Hiç de Vatan Şaşmaz’ın oynadığı metrobüs reklamındaki gibi, metrobüste kitap okuyan, temiz hava alan ve ulaşımın tadını çıkartan İstanbulluları göremiyoruz hiçbirimiz. Haftanın hangi günü ve saati olursa olsun...

Ancak dört bir tarafımız reklamlarla, “süper ya da gross marketlerce, televizyon ya da bilimum diğer yalan bilgisiyle” sarılırken, bizler uyutulup pışpışlanırken, hayatımızın nasıl değişeceğine dair öneride bulunmakta geri durmuyor burjuvazi: “Hayat, sen yenilendikçe değişir!”
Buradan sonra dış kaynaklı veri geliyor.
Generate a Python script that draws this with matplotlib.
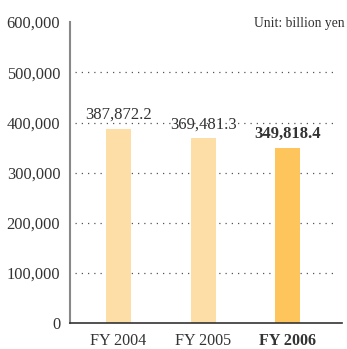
import matplotlib
matplotlib.use("Agg")
import matplotlib.pyplot as plt

years = ["FY 2004", "FY 2005", "FY 2006"]
values = [387872.2, 369481.3, 349818.4]
value_labels = ["387,872.2", "369,481.3", "349,818.4"]
yticks = [0, 100000, 200000, 300000, 400000, 500000, 600000]
ytick_labels = ["0", "100,000", "200,000", "300,000", "400,000", "500,000", "600,000"]

plt.rcParams["font.family"] = ["Liberation Serif", "DejaVu Serif"]
text_color = "#333333"

fig = plt.figure(figsize=(3.47, 3.49), dpi=100)
ax = fig.add_axes([0.2017, 0.0736, 0.784, 0.863])

x = list(range(len(years)))
colors = ["#fedea7", "#fedea7", "#fdc55c"]

# dotted guide lines behind the bars
ax.hlines(yticks[1:-1], -0.515, 2.59, colors="#555555", linestyles=(0, (1, 4)),
          linewidth=0.9, zorder=1)
ax.bar(x, values, width=0.296, color=colors, zorder=2)

for i, (v, lab) in enumerate(zip(values, value_labels)):
    bold = i == len(values) - 1
    ax.text(i, v + 11000, lab, ha="center", va="bottom", fontsize=12,
            color=text_color, fontweight="bold" if bold else "normal")

ax.set_xlim(-0.574, 2.645)
ax.set_ylim(0, 600000)
ax.set_yticks(yticks)
ax.set_yticklabels(ytick_labels, fontsize=11.8, color=text_color)
ax.set_xticks(x)
ax.set_xticklabels(years, fontsize=11.6, color=text_color)
ax.get_xticklabels()[-1].set_fontweight("bold")
ax.tick_params(length=0, pad=7)
ax.tick_params(axis="x", pad=7)

for side in ["top", "right"]:
    ax.spines[side].set_visible(False)
ax.spines["left"].set_color("#888888")
ax.spines["left"].set_linewidth(1.5)
ax.spines["bottom"].set_color("#333333")
ax.spines["bottom"].set_linewidth(1.2)

fig.text(0.994, 0.934, "Unit: billion yen", ha="right", va="center",
         fontsize=9.8, color=text_color)

fig.savefig("out.png", dpi=100)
Bu kokuşmuş ve çürümeye yüz tutmuş sömürü düzeni bizlerin hayatlarına el koyarken, hayatlarımız patronları zengin etmekle geçerken, bütün gün çalışmamıza rağmen elimize bir hiç geçerken, elimizde avucumuzda ne varsa burjuvazi hepsini alırken, dünyanın dört bir yanında savaş çığırtkanlığı yapılırken, emperyalistlerin planları ile açlığın, yoksulluğun ve savaşların faturası bizlere kesilirken, “Hayat, sen yenilendikçe değişir!” masalına inanmamız isteniyor.

Her gün hayatlarımız söndürülürken, işçi kardeşlerimiz inşaatta ya da çadırda yanarak ölürken, tersanelerde kum çuvalı yerine konulup iş cinayetine mahkum edilirken, hayatlarımızın burjuvazi için hiçbir değeri yokken, hayatlarımız ücretli kölelikten ibaretken, eşimize ve çocuğumuza insanca davranamaz, insanca bir hayat vaadedemezken, gözlerimizin içine sokuluyor bu cümle...

Düzen insanları yalnızlaştırıp tekleştirirken, bencilleştirip düşmanlaştırırken, birilerinin hayatı değişirken birilerininkinin daha da berbatlaştığı açıkken, “ben” ve “sen” dedikçe bencilleşilen bir hayatta, özel mülkiyete dayalı ilişkilerle hiçbir yere varamayacağımız açıkken, “BİZ” demenin vakti gelmiştir.

Herhangi birimizin hayatının değişmesinin koşulu hiç de herhangi birimizin yenilenmesi değildir aslında. Değişen tek şey olsa olsa bu çarkın dişlileridir. Yoksa çark işlemektedir. Hem de bizlerin kanıyla yağlanarak…

Bizlerin hayatlarına ipotek koyan bu sistem değişmedikçe, sistem ortadan kalkmadıkça hayatlarımızın değişmeyeceği açık değil mi?

Susup kendimizi yenilemeye çalışmakla bir arpa boyu yol alamadığımız açık değil mi?

Bakın etrafımıza, hayatımıza dair ne değişmişse, pratikte ”BİZ” diyerek hareket ettiğimizde, “BİZ” diyerek başkaldırdığımızda olmamış mı?

O halde, söylemekte sakınca yok: Hayat, biz başkaldırdıkça değişir!